> [Short problem] Leave out the pictures and copy everything else below exactly.

> [Source material]
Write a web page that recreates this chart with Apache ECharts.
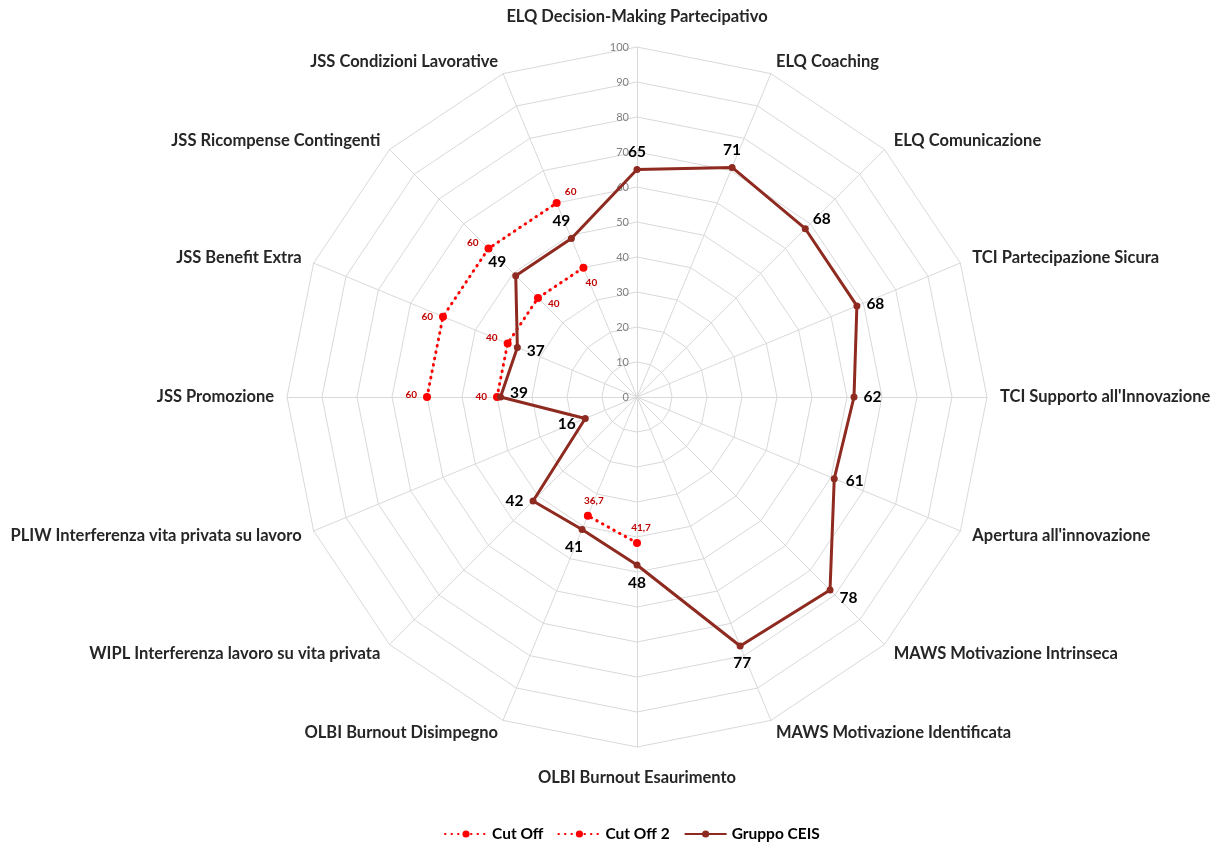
<!DOCTYPE html>
<html>
<head>
<meta charset="utf-8">
<script src="https://cdn.jsdelivr.net/npm/echarts@6/dist/echarts.min.js"></script>
<style>
html,body{margin:0;padding:0;background:#fff;}
#chart{width:1219px;height:843px;}
</style>
</head>
<body>
<div id="chart"></div>
<script>
// ---- data (clockwise from top) ----
var categories = [
  "ELQ Decision-Making Partecipativo",
  "ELQ Coaching",
  "ELQ Comunicazione",
  "TCI Partecipazione Sicura",
  "TCI Supporto all'Innovazione",
  "Apertura all'innovazione",
  "MAWS Motivazione Intrinseca",
  "MAWS Motivazione Identificata",
  "OLBI Burnout Esaurimento",
  "OLBI Burnout Disimpegno",
  "WIPL Interferenza lavoro su vita privata",
  "PLIW Interferenza vita privata su lavoro",
  "JSS Promozione",
  "JSS Benefit Extra",
  "JSS Ricompense Contingenti",
  "JSS Condizioni Lavorative"
];
var cutOff   = [null,null,null,null,null,null,null,null,41.7,36.7,null,null,60,60,60,60];
var cutOff2  = [null,null,null,null,null,null,null,null,null,null,null,null,40,40,40,40];
var gruppoCEIS = [65,71,68,68,62,61,78,77,48,41,42,16,39,37,49,49];
var radiusTicks = [0,10,20,30,40,50,60,70,80,90,100];

// ---- label placement (style only) ----
var ceisLabelPos = [
  ['top',0,0],['top',0,0],['right',-2,-10],['right',0,-2],['right',0,0],['right',2,2],
  ['right',0,8],['bottom',2,0],['bottom',0,0],['bottom',-8,0],['left',0,0],['left',0,6],
  ['right',0,-4],['right',0,4],['left',0,-14],['top',-10,0]
];
var cutLabelPos = {8:['top',4,0],9:['top',6,0],12:['left',0,-2],13:['left',0,0],14:['left',0,-6],15:['top',14,4]};
var cut2LabelPos = {12:['left',0,0],13:['left',0,-6],14:['right',0,6],15:['bottom',8,0]};

var CENTER = [637, 397], RADIUS = 350;
var N = categories.length;
var NAME_FONT = { color: '#262626', fontWeight: 'bold', fontSize: 16.5, fontFamily: 'Lato' };
var fmt = function (p) { return String(p.value[0]).replace('.', ','); };

// angle dimension = category index on a value angle axis spanning [0, N]
function buildData(values, posMap, closeLoop) {
  var out = [];
  values.forEach(function (v, i) {
    var item = { value: [v, i] };
    var p = posMap[i];
    if (p) item.label = { position: p[0], offset: [p[1], p[2]] };
    out.push(item);
  });
  if (closeLoop) {
    out.push({ value: [values[0], N], symbol: 'none', label: { show: false } });
  }
  return out;
}
function toMap(arr) { var m = {}; arr.forEach(function (p, i) { m[i] = p; }); return m; }

// radar indicators: ECharts radar runs counter-clockwise, so reverse after the first
var radarOrder = [categories[0]].concat(categories.slice(1).reverse());

var chart = echarts.init(document.getElementById('chart'), null, { renderer: 'canvas' });
chart.setOption({
  backgroundColor: '#ffffff',
  animation: false,
  textStyle: { fontFamily: 'Lato' },
  radar: {
    center: CENTER,
    radius: RADIUS,
    startAngle: 90,
    shape: 'polygon',
    splitNumber: 10,
    indicator: radarOrder.map(function (n) { return { name: n, min: 0, max: 100 }; }),
    nameGap: 13,
    axisName: Object.assign({}, NAME_FONT, {
      formatter: function (name) {
        if (name === categories[0]) return '{t|' + name + '}';
        if (name === categories[8]) return '{b|' + name + '}';
        return name;
      },
      rich: {
        t: Object.assign({ padding: [0, 0, 9, 0] }, NAME_FONT),
        b: Object.assign({ padding: [9, 0, 0, 0] }, NAME_FONT)
      }
    }),
    splitLine: { lineStyle: { color: '#d9d9d9', width: 1 } },
    axisLine: { lineStyle: { color: '#d9d9d9', width: 1 } },
    splitArea: { show: false },
    axisTick: { show: false },
    axisLabel: { show: false }
  },
  polar: { center: CENTER, radius: RADIUS },
  angleAxis: {
    type: 'value', min: 0, max: N, interval: 1, startAngle: 90, clockwise: true,
    axisLine: { show: false }, axisTick: { show: false }, axisLabel: { show: false }, splitLine: { show: false }
  },
  radiusAxis: {
    type: 'value', min: radiusTicks[0], max: radiusTicks[radiusTicks.length - 1], interval: 10,
    axisLine: { show: false }, axisTick: { show: false }, splitLine: { show: false },
    axisLabel: { color: '#808080', fontSize: 11, fontFamily: 'Lato' }
  },
  legend: {
    top: 821, left: 439, itemWidth: 42, itemHeight: 9, itemGap: 14,
    textStyle: { color: '#000', fontWeight: 'bold', fontSize: 15.5, fontFamily: 'Lato' },
    data: ['Cut Off', 'Cut Off 2', 'Gruppo CEIS']
  },
  series: [
    {
      name: 'Cut Off', type: 'line', coordinateSystem: 'polar', clip: false,
      data: buildData(cutOff, cutLabelPos, false),
      connectNulls: false,
      symbol: 'circle', symbolSize: 8,
      itemStyle: { color: '#ff0000' },
      lineStyle: { color: '#ff0000', width: 3, type: [0.5, 6], cap: 'round' },
      label: { show: true, color: '#c00000', fontSize: 10, fontWeight: 'bold', formatter: fmt, distance: 6 },
      z: 3
    },
    {
      name: 'Cut Off 2', type: 'line', coordinateSystem: 'polar', clip: false,
      data: buildData(cutOff2, cut2LabelPos, false),
      connectNulls: false,
      symbol: 'circle', symbolSize: 8,
      itemStyle: { color: '#ff0000' },
      lineStyle: { color: '#ff0000', width: 3, type: [0.5, 6], cap: 'round' },
      label: { show: true, color: '#c00000', fontSize: 10, fontWeight: 'bold', formatter: fmt, distance: 6 },
      z: 3
    },
    {
      name: 'Gruppo CEIS', type: 'line', coordinateSystem: 'polar', clip: false,
      data: buildData(gruppoCEIS, toMap(ceisLabelPos), true),
      symbol: 'circle', symbolSize: 7,
      itemStyle: { color: '#8e2a1f' },
      lineStyle: { color: '#8e2a1f', width: 3 },
      label: { show: true, color: '#000', fontSize: 15.5, fontWeight: 'bold', formatter: fmt, distance: 6 },
      z: 4
    }
  ]
});
</script>
</body>
</html>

> [Output of the task]
Write a web page that recreates this chart with Apache ECharts.
<!DOCTYPE html>
<html>
<head>
<meta charset="utf-8">
<script src="https://cdn.jsdelivr.net/npm/echarts@6/dist/echarts.min.js"></script>
<style>
html,body{margin:0;padding:0;background:#fff;}
#chart{width:1219px;height:843px;}
</style>
</head>
<body>
<div id="chart"></div>
<script>
// ---- data (clockwise from top) ----
var categories = [
  "ELQ Decision-Making Partecipativo",
  "ELQ Coaching",
  "ELQ Comunicazione",
  "TCI Partecipazione Sicura",
  "TCI Supporto all'Innovazione",
  "Apertura all'innovazione",
  "MAWS Motivazione Intrinseca",
  "MAWS Motivazione Identificata",
  "OLBI Burnout Esaurimento",
  "OLBI Burnout Disimpegno",
  "WIPL Interferenza lavoro su vita privata",
  "PLIW Interferenza vita privata su lavoro",
  "JSS Promozione",
  "JSS Benefit Extra",
  "JSS Ricompense Contingenti",
  "JSS Condizioni Lavorative"
];
var cutOff   = [null,null,null,null,null,null,null,null,41.7,36.7,null,null,60,60,60,60];
var cutOff2  = [null,null,null,null,null,null,null,null,null,null,null,null,40,40,40,40];
var gruppoCEIS = [65,71,68,68,62,61,78,77,48,41,42,16,39,37,49,49];
var radiusTicks = [0,10,20,30,40,50,60,70,80,90,100];

// ---- label placement (style only) ----
var ceisLabelPos = [
  ['top',0,0],['top',0,0],['right',-2,-10],['right',0,-2],['right',0,0],['right',2,2],
  ['right',0,8],['bottom',2,0],['bottom',0,0],['bottom',-8,0],['left',0,0],['left',0,6],
  ['right',0,-4],['right',0,4],['left',0,-14],['top',-10,0]
];
var cutLabelPos = {8:['top',4,0],9:['top',6,0],12:['left',0,-2],13:['left',0,0],14:['left',0,-6],15:['top',14,4]};
var cut2LabelPos = {12:['left',0,0],13:['left',0,-6],14:['right',0,6],15:['bottom',8,0]};

var CENTER = [637, 397], RADIUS = 350;
var N = categories.length;
var NAME_FONT = { color: '#262626', fontWeight: 'bold', fontSize: 16.5, fontFamily: 'Lato' };
var fmt = function (p) { return String(p.value[0]).replace('.', ','); };

// angle dimension = category index on a value angle axis spanning [0, N]
function buildData(values, posMap, closeLoop) {
  var out = [];
  values.forEach(function (v, i) {
    var item = { value: [v, i] };
    var p = posMap[i];
    if (p) item.label = { position: p[0], offset: [p[1], p[2]] };
    out.push(item);
  });
  if (closeLoop) {
    out.push({ value: [values[0], N], symbol: 'none', label: { show: false } });
  }
  return out;
}
function toMap(arr) { var m = {}; arr.forEach(function (p, i) { m[i] = p; }); return m; }

// radar indicators: ECharts radar runs counter-clockwise, so reverse after the first
var radarOrder = [categories[0]].concat(categories.slice(1).reverse());

var chart = echarts.init(document.getElementById('chart'), null, { renderer: 'canvas' });
chart.setOption({
  backgroundColor: '#ffffff',
  animation: false,
  textStyle: { fontFamily: 'Lato' },
  radar: {
    center: CENTER,
    radius: RADIUS,
    startAngle: 90,
    shape: 'polygon',
    splitNumber: 10,
    indicator: radarOrder.map(function (n) { return { name: n, min: 0, max: 100 }; }),
    nameGap: 13,
    axisName: Object.assign({}, NAME_FONT, {
      formatter: function (name) {
        if (name === categories[0]) return '{t|' + name + '}';
        if (name === categories[8]) return '{b|' + name + '}';
        return name;
      },
      rich: {
        t: Object.assign({ padding: [0, 0, 9, 0] }, NAME_FONT),
        b: Object.assign({ padding: [9, 0, 0, 0] }, NAME_FONT)
      }
    }),
    splitLine: { lineStyle: { color: '#d9d9d9', width: 1 } },
    axisLine: { lineStyle: { color: '#d9d9d9', width: 1 } },
    splitArea: { show: false },
    axisTick: { show: false },
    axisLabel: { show: false }
  },
  polar: { center: CENTER, radius: RADIUS },
  angleAxis: {
    type: 'value', min: 0, max: N, interval: 1, startAngle: 90, clockwise: true,
    axisLine: { show: false }, axisTick: { show: false }, axisLabel: { show: false }, splitLine: { show: false }
  },
  radiusAxis: {
    type: 'value', min: radiusTicks[0], max: radiusTicks[radiusTicks.length - 1], interval: 10,
    axisLine: { show: false }, axisTick: { show: false }, splitLine: { show: false },
    axisLabel: { color: '#808080', fontSize: 11, fontFamily: 'Lato' }
  },
  legend: {
    top: 821, left: 439, itemWidth: 42, itemHeight: 9, itemGap: 14,
    textStyle: { color: '#000', fontWeight: 'bold', fontSize: 15.5, fontFamily: 'Lato' },
    data: ['Cut Off', 'Cut Off 2', 'Gruppo CEIS']
  },
  series: [
    {
      name: 'Cut Off', type: 'line', coordinateSystem: 'polar', clip: false,
      data: buildData(cutOff, cutLabelPos, false),
      connectNulls: false,
      symbol: 'circle', symbolSize: 8,
      itemStyle: { color: '#ff0000' },
      lineStyle: { color: '#ff0000', width: 3, type: [0.5, 6], cap: 'round' },
      label: { show: true, color: '#c00000', fontSize: 10, fontWeight: 'bold', formatter: fmt, distance: 6 },
      z: 3
    },
    {
      name: 'Cut Off 2', type: 'line', coordinateSystem: 'polar', clip: false,
      data: buildData(cutOff2, cut2LabelPos, false),
      connectNulls: false,
      symbol: 'circle', symbolSize: 8,
      itemStyle: { color: '#ff0000' },
      lineStyle: { color: '#ff0000', width: 3, type: [0.5, 6], cap: 'round' },
      label: { show: true, color: '#c00000', fontSize: 10, fontWeight: 'bold', formatter: fmt, distance: 6 },
      z: 3
    },
    {
      name: 'Gruppo CEIS', type: 'line', coordinateSystem: 'polar', clip: false,
      data: buildData(gruppoCEIS, toMap(ceisLabelPos), true),
      symbol: 'circle', symbolSize: 7,
      itemStyle: { color: '#8e2a1f' },
      lineStyle: { color: '#8e2a1f', width: 3 },
      label: { show: true, color: '#000', fontSize: 15.5, fontWeight: 'bold', formatter: fmt, distance: 6 },
      z: 4
    }
  ]
});
</script>
</body>
</html>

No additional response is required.